Ballina, New South Wales, Australia
Ballina is a town on the North Coast, New South
Wales, Australia, and the seat of the Ballina Shire
Council Local Government Area. It had a population
of 16,477 in the 2006 Census.
Ballina is located on the Pacific Highway, and was established on the northern shore of the Richmond River near Cape Byron, Australia's most easterly point, in the 1840s. Ballina boasts some of the most beautiful surfing beaches and picturesque headlands on the east coast of Australia, such as Angel's Beach. It is approximately 750 km (466 mi) north of Sydney and 205 km (127 mi) south of Brisbane. It is home to the World's Largest Prawn (made of concrete and fibreglass).
Ballina is situated on the mouth of the Richmond River, which was an important transport route for the region for the first 100 years after settlement. The river and its estuaries abound with marine wildlife and are used for recreational fishing and water sports.
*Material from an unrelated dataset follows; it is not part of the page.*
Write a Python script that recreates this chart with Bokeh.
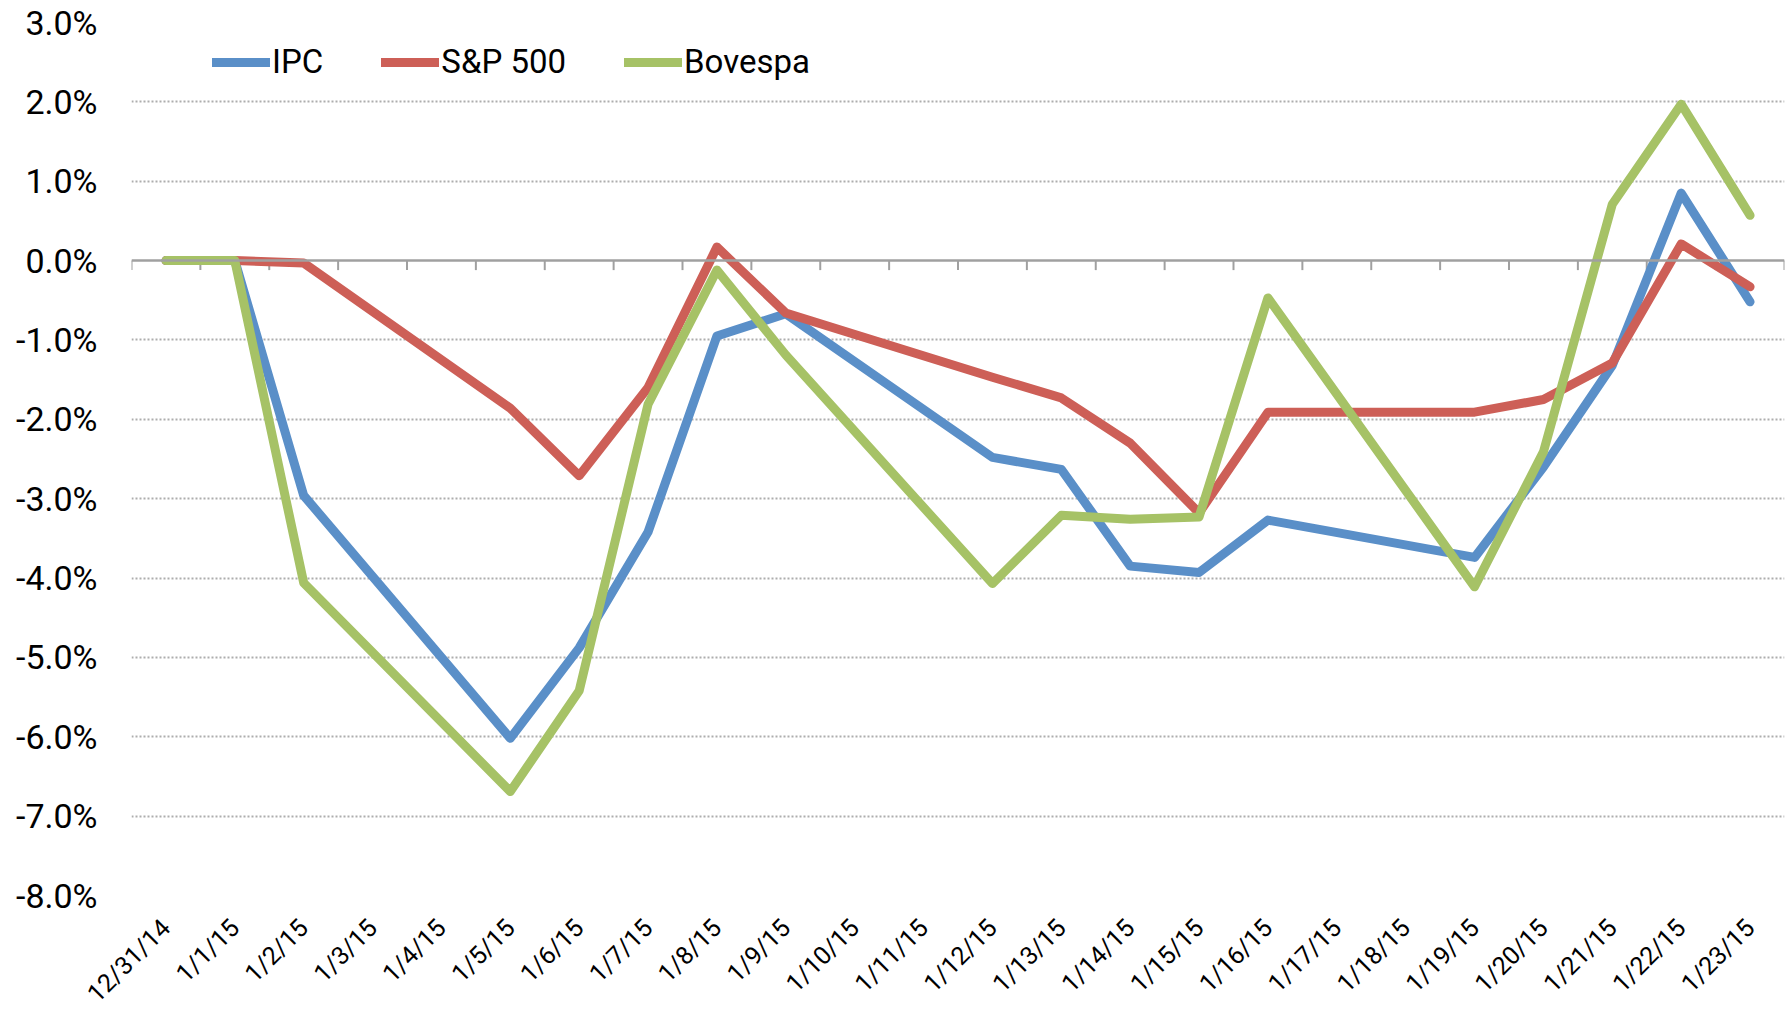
import math
from bokeh.plotting import figure
from bokeh.models import (FactorRange, Range1d, Legend, LegendItem, Span,
                          PrintfTickFormatter, FixedTicker, ColumnDataSource)
from bokeh.embed import file_html
from bokeh.resources import INLINE

# ---- data (percent) ----
dates = ["12/31/14", "1/1/15", "1/2/15", "1/3/15", "1/4/15", "1/5/15", "1/6/15",
         "1/7/15", "1/8/15", "1/9/15", "1/10/15", "1/11/15", "1/12/15", "1/13/15",
         "1/14/15", "1/15/15", "1/16/15", "1/17/15", "1/18/15", "1/19/15",
         "1/20/15", "1/21/15", "1/22/15", "1/23/15"]
ipc = [0.0, 0.0, -2.96, None, None, -6.02, -4.88, -3.42, -0.95, -0.67, None, None,
       -2.48, -2.63, -3.85, -3.93, -3.27, None, None, -3.74, -2.60, -1.32, 0.85, -0.52]
sp500 = [0.0, 0.0, -0.03, None, None, -1.86, -2.71, -1.60, 0.17, -0.66, None, None,
         -1.47, -1.73, -2.30, -3.18, -1.91, None, None, -1.91, -1.75, -1.29, 0.21, -0.33]
bovespa = [0.0, 0.0, -4.06, None, None, -6.69, -5.42, -1.81, -0.12, -1.19, None, None,
           -4.07, -3.21, -3.26, -3.23, -0.47, None, None, -4.11, -2.41, 0.71, 1.97, 0.57]
series_names = ["IPC", "S&P 500", "Bovespa"]
series_values = [ipc, sp500, bovespa]
series_colors = ["#5A8FC8", "#CD5F57", "#A6C266"]
y_ticks = [-8, -7, -6, -5, -4, -3, -2, -1, 0, 1, 2, 3]

FONT = "Roboto"

p = figure(width=1787, height=1021, x_range=FactorRange(*dates, range_padding=0),
           y_range=Range1d(min(y_ticks), max(y_ticks)),
           output_backend="svg", toolbar_location=None,
           min_border_left=131, min_border_right=3, min_border_top=22,
           min_border_bottom=126)
p.outline_line_color = None
p.background_fill_color = "white"
p.border_fill_color = "white"

# grid
p.xgrid.grid_line_color = None
p.ygrid.ticker = FixedTicker(ticks=[t for t in y_ticks if t != 0])
p.ygrid.grid_line_color = "#ADADAD"
p.ygrid.grid_line_width = 2
p.ygrid.grid_line_dash = "2 2"

# y axis
p.yaxis.ticker = FixedTicker(ticks=y_ticks)
p.yaxis.formatter = PrintfTickFormatter(format="%.1f%%")
p.yaxis.axis_line_color = None
p.yaxis.major_tick_line_color = None
p.yaxis.minor_tick_line_color = None
p.yaxis.major_tick_out = 0
p.yaxis.major_label_standoff = 34
p.yaxis.major_label_text_font = FONT
p.yaxis.major_label_text_font_size = "34px"
p.yaxis.major_label_text_color = "black"

# x axis: labels only, rotated
p.xaxis.axis_line_color = None
p.xaxis.major_tick_line_color = None
p.xaxis.major_tick_out = 0
p.xaxis.major_tick_in = 0
p.xaxis.major_label_orientation = math.pi / 4
p.xaxis.major_label_standoff = 28
p.xaxis.major_label_text_font = FONT
p.xaxis.major_label_text_font_size = "25px"
p.xaxis.major_label_text_color = "black"

# horizontal category axis line at zero with tick marks between categories
p.add_layout(Span(location=0, dimension="width", line_color="#A0A0A0", line_width=2.5))
bounds = list(range(len(dates) + 1))
p.segment(x0=bounds, x1=bounds, y0=[0] * len(bounds), y1=[-0.12] * len(bounds),
          line_color="#A0A0A0", line_width=2)

items = []
for name, vals, col in zip(series_names, series_values, series_colors):
    xs = [d for d, v in zip(dates, vals) if v is not None]
    ys = [v for v in vals if v is not None]
    src = ColumnDataSource(dict(x=xs, y=ys))
    r = p.line("x", "y", source=src, line_color=col, line_width=9,
               line_join="round", line_cap="round")
    items.append(LegendItem(label=name, renderers=[r]))

legend = Legend(items=items, orientation="horizontal", location=(81, 814),
                glyph_width=58, glyph_height=20, label_standoff=2, spacing=58,
                padding=0, margin=0, border_line_color=None,
                background_fill_alpha=0, label_text_font=FONT,
                label_text_font_size="33px", label_text_color="black")
p.add_layout(legend)

open("out.html", "w").write(file_html(p, INLINE))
Ballina has a number of famous "landfalls" associated with it. In 1928, Charles Kingsford Smith's plane, the "Southern Cross", crossed the coast over Ballina after its epic journey across the Pacific. Ballina had a festival associated with the event during the 1970s and 1980s, and a school in East Ballina bears the name "Southern Cross".
In 1973, the Las Balsas rafts were towed into Ballina by fishing trawlers after their journey from Ecuador. They had planned to arrive in Mooloolaba in Queensland, but currents forced them off their course. Their journey was almost twice as long as the Kon-Tiki expeditions of 1947 and proved that people could have travelled across the Pacific in ancient times.
A branch railway line connected Ballina with the Casino-Murwillumbah Railway at Booyong. The line was opened on 24 August 1930 and closed on 12 January 1949.
Some discussion exists as to how Ballina got its name. Some believe it was named directly after the Irish town of Ballina, but this is unlikely. A more plausible explanation is that the name is derived from an Indigenous Australian word meaning "place of many oysters". The names "Bullinah" and "Boolinah" have been mooted. It is quite likely that the Aboriginal name reminded the predominantly Irish settlers of "Ballina", so the name's origin could be an accidental or deliberate corruption of the Aboriginal form.
Ballina has a sister city agreement with its Irish namesake.
The population of Ballina Shire is estimated at 16,477 in 2008 (source ABS 2009). There are four high schools (Xavier, Southern Cross, Ballina and Emmanuel), five primary schools (Holy family, St. Francis Xavier, Emmanuel, Ballina and Southern Cross), a hospital and aged care facilities.
The long awaited Ballina bypass project will upgrade 12.4 km of dual carriageway road, extending from south of Ballina at the intersection of the Bruxner and Pacific Highways to north of Ballina at the intersection with Ross Lane at Tintenbar. Twelve km of local roads will be upgraded.
Early works started in April 2008 with commencement of substantial works on 16 June 2008. The Cumbalum to Ross Lane section is due to open by the end of 2010 with full completion mid 2012.